Exercise objective: Retype the whole listing verbatim and keep the pictures out of it.
◆ ◆ ◆ ◆ ◆ ◆ ◆
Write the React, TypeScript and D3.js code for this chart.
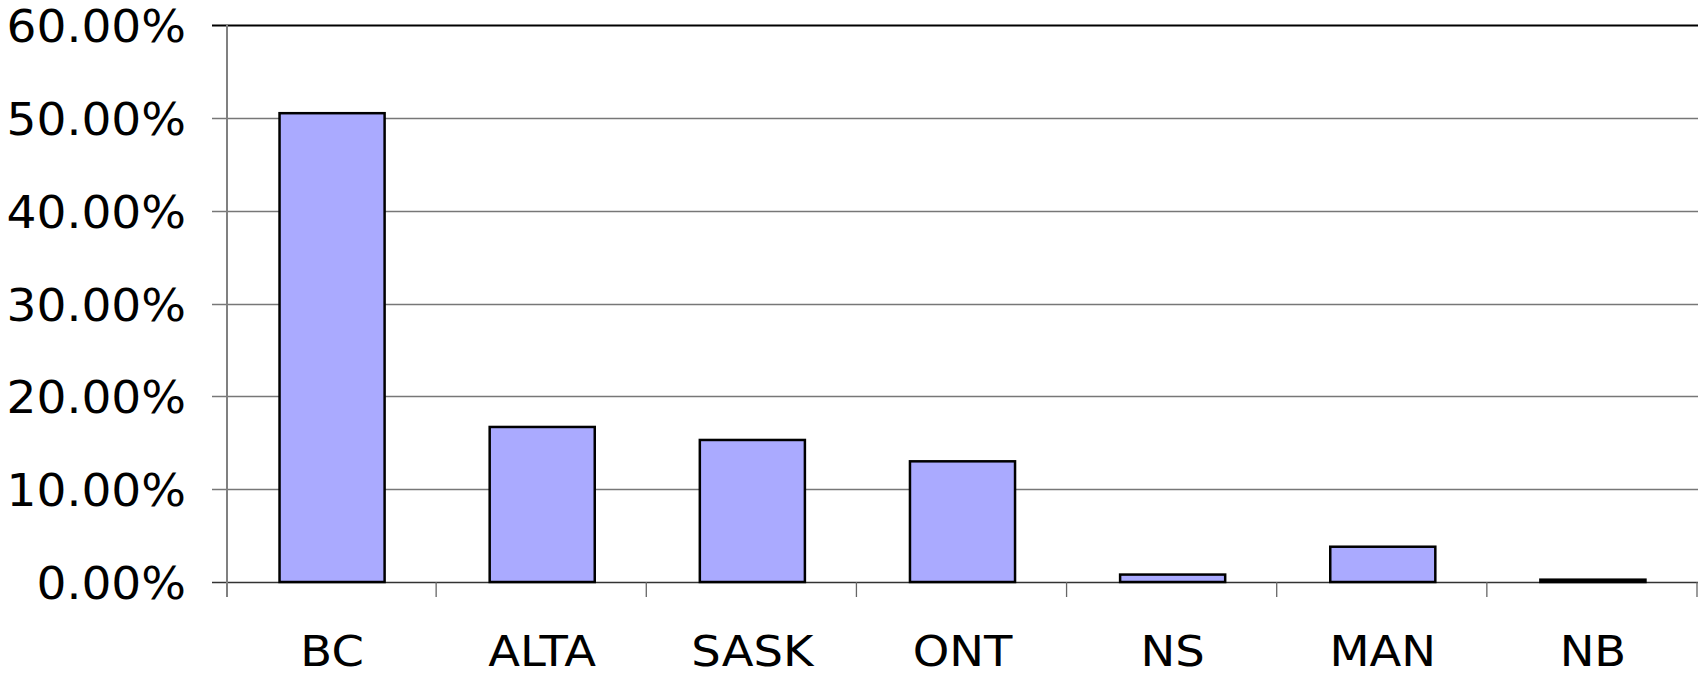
import React, { useEffect, useRef } from 'react';
import * as d3 from 'd3';

// provinces and their share (percent)
const provinces = ['BC', 'ALTA', 'SASK', 'ONT', 'NS', 'MAN', 'NB'];
const shares = [50.5, 16.7, 15.3, 13.0, 0.8, 3.8, 0.25];
const yTicks = [0, 10, 20, 30, 40, 50, 60];

const App = () => {
  const ref = useRef<SVGSVGElement>(null);

  useEffect(() => {
    const W = 1699, H = 676;
    const margin = { top: 25, left: 227, right: 1, bottom: 94 };
    const svg = d3.select(ref.current);
    svg.selectAll('*').remove();

    const x = d3.scaleBand().domain(provinces)
      .range([margin.left, W - margin.right])
      .paddingInner(0.5).paddingOuter(0.25);
    const xEdge = d3.scaleLinear().domain([0, provinces.length])
      .range([margin.left, W - margin.right]);
    const y = d3.scaleLinear().domain([0, 60]).range([H - margin.bottom, margin.top]);

    // the original font runs a bit wider than DejaVu, so stretch it a little
    const font = '"DejaVu Sans", Verdana, sans-serif';

    // gridlines
    svg.append('g').selectAll('line').data(yTicks).join('line')
      .attr('x1', margin.left - 15).attr('x2', W - margin.right)
      .attr('y1', d => Math.round(y(d)) + 0.5).attr('y2', d => Math.round(y(d)) + 0.5)
      .attr('stroke', d => (d === 60 ? '#000' : d === 0 ? '#333' : '#777'))
      .attr('stroke-width', d => (d === 60 ? 2 : 1.3));

    // y axis line
    svg.append('line')
      .attr('x1', margin.left).attr('x2', margin.left)
      .attr('y1', y(60)).attr('y2', y(0) + 15)
      .attr('stroke', '#808080').attr('stroke-width', 2);

    // category ticks
    svg.append('g').selectAll('line').data(d3.range(1, provinces.length + 1)).join('line')
      .attr('x1', d => xEdge(d) - 1).attr('x2', d => xEdge(d) - 1)
      .attr('y1', y(0)).attr('y2', y(0) + 15)
      .attr('stroke', '#666').attr('stroke-width', 1.3);

    // bars
    svg.append('g').selectAll('rect').data(shares).join('rect')
      .attr('x', (d, i) => x(provinces[i])!)
      .attr('width', x.bandwidth())
      .attr('y', d => y(d))
      .attr('height', d => y(0) - y(d))
      .attr('fill', '#aaaaff')
      .attr('stroke', '#000').attr('stroke-width', 2.5);

    // y labels
    svg.append('g').selectAll('text').data(yTicks).join('text')
      .attr('transform', d => `translate(186,${y(d) + 17}) scale(1.07,1)`)
      .attr('text-anchor', 'end')
      .style('font-family', font).style('font-size', '44px')
      .text(d => d.toFixed(2) + '%');

    // x labels
    svg.append('g').selectAll('text').data(provinces).join('text')
      .attr('transform', d => `translate(${x(d)! + x.bandwidth() / 2},666) scale(1.08,1)`)
      .attr('text-anchor', 'middle')
      .style('font-family', font).style('font-size', '43px')
      .text(d => d);
  }, []);

  return (
    <svg ref={ref} width={1699} height={676}
      style={{ position: 'absolute', left: 0, top: 0, background: '#fff' }} />
  );
};

export default App;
◆ ◆ ◆ ◆ ◆ ◆ ◆
Output below:
Write the React, TypeScript and D3.js code for this chart.
import React, { useEffect, useRef } from 'react';
import * as d3 from 'd3';

// provinces and their share (percent)
const provinces = ['BC', 'ALTA', 'SASK', 'ONT', 'NS', 'MAN', 'NB'];
const shares = [50.5, 16.7, 15.3, 13.0, 0.8, 3.8, 0.25];
const yTicks = [0, 10, 20, 30, 40, 50, 60];

const App = () => {
  const ref = useRef<SVGSVGElement>(null);

  useEffect(() => {
    const W = 1699, H = 676;
    const margin = { top: 25, left: 227, right: 1, bottom: 94 };
    const svg = d3.select(ref.current);
    svg.selectAll('*').remove();

    const x = d3.scaleBand().domain(provinces)
      .range([margin.left, W - margin.right])
      .paddingInner(0.5).paddingOuter(0.25);
    const xEdge = d3.scaleLinear().domain([0, provinces.length])
      .range([margin.left, W - margin.right]);
    const y = d3.scaleLinear().domain([0, 60]).range([H - margin.bottom, margin.top]);

    // the original font runs a bit wider than DejaVu, so stretch it a little
    const font = '"DejaVu Sans", Verdana, sans-serif';

    // gridlines
    svg.append('g').selectAll('line').data(yTicks).join('line')
      .attr('x1', margin.left - 15).attr('x2', W - margin.right)
      .attr('y1', d => Math.round(y(d)) + 0.5).attr('y2', d => Math.round(y(d)) + 0.5)
      .attr('stroke', d => (d === 60 ? '#000' : d === 0 ? '#333' : '#777'))
      .attr('stroke-width', d => (d === 60 ? 2 : 1.3));

    // y axis line
    svg.append('line')
      .attr('x1', margin.left).attr('x2', margin.left)
      .attr('y1', y(60)).attr('y2', y(0) + 15)
      .attr('stroke', '#808080').attr('stroke-width', 2);

    // category ticks
    svg.append('g').selectAll('line').data(d3.range(1, provinces.length + 1)).join('line')
      .attr('x1', d => xEdge(d) - 1).attr('x2', d => xEdge(d) - 1)
      .attr('y1', y(0)).attr('y2', y(0) + 15)
      .attr('stroke', '#666').attr('stroke-width', 1.3);

    // bars
    svg.append('g').selectAll('rect').data(shares).join('rect')
      .attr('x', (d, i) => x(provinces[i])!)
      .attr('width', x.bandwidth())
      .attr('y', d => y(d))
      .attr('height', d => y(0) - y(d))
      .attr('fill', '#aaaaff')
      .attr('stroke', '#000').attr('stroke-width', 2.5);

    // y labels
    svg.append('g').selectAll('text').data(yTicks).join('text')
      .attr('transform', d => `translate(186,${y(d) + 17}) scale(1.07,1)`)
      .attr('text-anchor', 'end')
      .style('font-family', font).style('font-size', '44px')
      .text(d => d.toFixed(2) + '%');

    // x labels
    svg.append('g').selectAll('text').data(provinces).join('text')
      .attr('transform', d => `translate(${x(d)! + x.bandwidth() / 2},666) scale(1.08,1)`)
      .attr('text-anchor', 'middle')
      .style('font-family', font).style('font-size', '43px')
      .text(d => d);
  }, []);

  return (
    <svg ref={ref} width={1699} height={676}
      style={{ position: 'absolute', left: 0, top: 0, background: '#fff' }} />
  );
};

export default App;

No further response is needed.